Il re giordano ne ha discusso con Al Sisi, parlando anche del pericolo di uno sfollamento forzato di palestinesi che corrono sia Egitto che Giordania. I giordani però non sono direttamente coinvolti nel piano. Il trio che gli sta dietro è quello che comprende, oltre all’Egitto, anche Qatar e USA. Staremo a vedere cosa succederà. L’annunciato arrivo di Ismail Haniyeh, uno dei capi di Hamas, al Cairo aveva fatto supporre che un accordo potesse essere vicino. Non è stato così. Intanto siamo a oltre 21mila morti e 55mila feriti, con 105 giornalisti morti.
Preoccupano, intanto, anche i segnali di un eventuale allargamento del conflitto. Hezbollah, per bocca del numero due Naim Qassem, ha messo nel mirino l’Italia mettendola nella schiera dei Paesi che rappresentano la coalizione del male, insieme a USA, Gran Bretagna, Francia e Germania e naturalmente Israele. Come mai?
È la prima volta che l’Italia è citata in questo novero. La considero una dichiarazione grave, perché l’Italia è sempre stata apprezzata in Libano per il lavoro che svolge, non sono per l’Unifil. Mettere il nome dell’Italia mi sembra fuori luogo. Anche perché inizialmente doveva far parte delle forze chiamate a contrastare gli Houthi nel Mar Rosso poi si è defilata: non è stata mandata nessuna fregata come invece si era ipotizzato inizialmente.
Ci sono stati altri attacchi israeliani all’aeroporto di Damasco e soprattutto non si è spenta ancora l’eco dell’uccisione del generale Seyed Razi Mousavi, della Guardie della Rivoluzione islamica iraniana. Altri elementi di tensione che aumentano il rischio di escalation?
Il ministro della Difesa Gallant ha detto che Israele viene attaccato su sette fronti e che ha già reagito su sei. Ha indicato quali sono questi sei ma non ha chiarito qual è il settimo. Qual è il senso di questo messaggio, che l’attacco all’Iran è imminente? Perché è chiaro che si parla dell’Iran. Stiamo passando dalla guerra segreta che si conduce già da anni in Siria, in Iran, nel Mar Arabico, nel Golfo dell’Oman a una guerra diretta? Da una parte e dall’altra si sta giocando ad alzare i toni. Penso comunque che fino a che Teheran riuscirà a gestire la situazione attraverso i suoi proxy (Hezbollah, gli Houthi e altre milizie, nda) non si farà trascinare nel conflitto.

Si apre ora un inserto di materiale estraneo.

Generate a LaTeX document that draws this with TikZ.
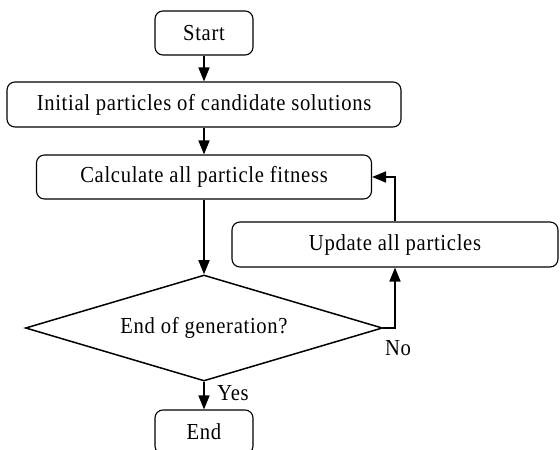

È uscita anche una dichiarazione per cui secondo i pasdaran l’attacco del 7 ottobre sarebbe stata la risposta all’uccisione del generale iraniano Qasem Soleimani morto il 3 gennaio 2020 all’aeroporto di Baghdad: una ricostruzione credibile?
Una versione falsa che Hamas si è affrettata a negare fu una decisione al 100 per cento palestinese. Poi, tuttavia, c’è stata una smentita anche della stessa dichiarazione iniziale. Vedo un’accelerazione di dichiarazioni e minacce in cui si allude all’Iran e a un eventuale coinvolgimento di questo teatro. Per ora ci basta questo, anche perché ogni giorno di guerra causa una perdita di 104 milioni di euro per l’economia di Libano, Giordania ed Egitto, senza che siano coinvolti militarmente.
Quanto influisce la guerra dal punto di vista economico?
Secondo calcoli del Programma ONU per lo sviluppo e la Commissione economica sociale per l’Asia occidentale, per i primi tre mesi il danno è stato di 9,3 miliardi di perdita di Pil, il 2,3%. Se la guerra continuasse altri tre mesi i danni complessivi ammonterebbero a 18 miliardi. Un calcolo che non comprende i danni provocati all’Egitto per la riduzione del traffico marittimo sul Canale di Suez, che all’anno frutta 8 miliardi e mezzo di euro. I danni riguardano soprattutto il turismo. A Betlemme c’erano gli alberghi vuoti, e i ricavi natalizi qui sono i due terzi di quelli dell’intero anno. Anche in Giordania hanno avuto il 60% di cancellazioni delle prenotazioni alberghiere. Un motivo in più per cercare di smettere di combattere, per darsi una calmata e finirla qui.